Fascism does not come with a single dramatic announcement. It creeps in quietly, through laws that suppress votes, through district maps drawn to silence communities, through rhetoric that demonizes neighbors and elevates division over unity.

(Photo/Getty)

Here in Indiana, voter turnout lags well below the national average. Our political maps are drawn behind closed doors. Our communities – especially Black and Brown Hoosiers – too often find themselves underrepresented in decisions about schools, healthcare, housing, and economic opportunity. These are the cracks in our foundation where authoritarianism can take root.

The fight against fascism is not just about protecting abstract democratic ideals; it’s about protecting people’s daily lives. When government no longer answers to its people, the consequences fall hardest on those who already face inequities: families struggling with access to healthcare, workers in need of childcare and training, and neighborhoods waiting for investment that never comes.

If we allow democracy to weaken, these inequities only deepen. That’s not the Indiana we want, and it’s not the future our children deserve.

Democracy is not self-sustaining. It requires vigilance, courage, and participation. As Hoosiers, we cannot afford to sit on the sidelines. We must demand transparency in how our political maps are drawn. We must hold leaders accountable when they undermine trust in elections. We must resist the normalization of division and disinformation.

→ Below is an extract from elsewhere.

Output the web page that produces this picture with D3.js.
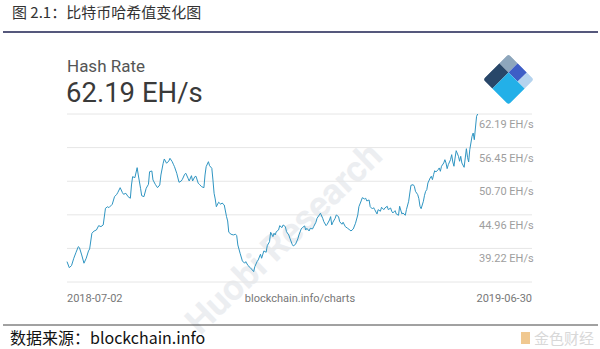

As someone who has seen firsthand what happens when democracy falters, I say this with urgency: we cannot wait until it is too late. The cost of complacency is too high.

Indiana has always prided itself on common sense, fairness, and resilience. Those values are incompatible with fascism. They are the values of a people who believe in one another, who look out for their neighbors, and who demand leaders who earn their trust, not manipulate it.

The fight against fascism begins not in Washington, D.C., but here—at our kitchen tables, in our churches, in our neighborhoods, and at our polling places.

Because the promise of Indiana lies not in those who seek to consolidate power, but in the people who refuse to let that power go unchecked.

Angie Carr Klitzsch is the CEO of Women4Change Indiana, a nonpartisan organization dedicated to empowering Hoosiers to engage in democracy and advocating for equitable outcomes for women and girls in Indiana.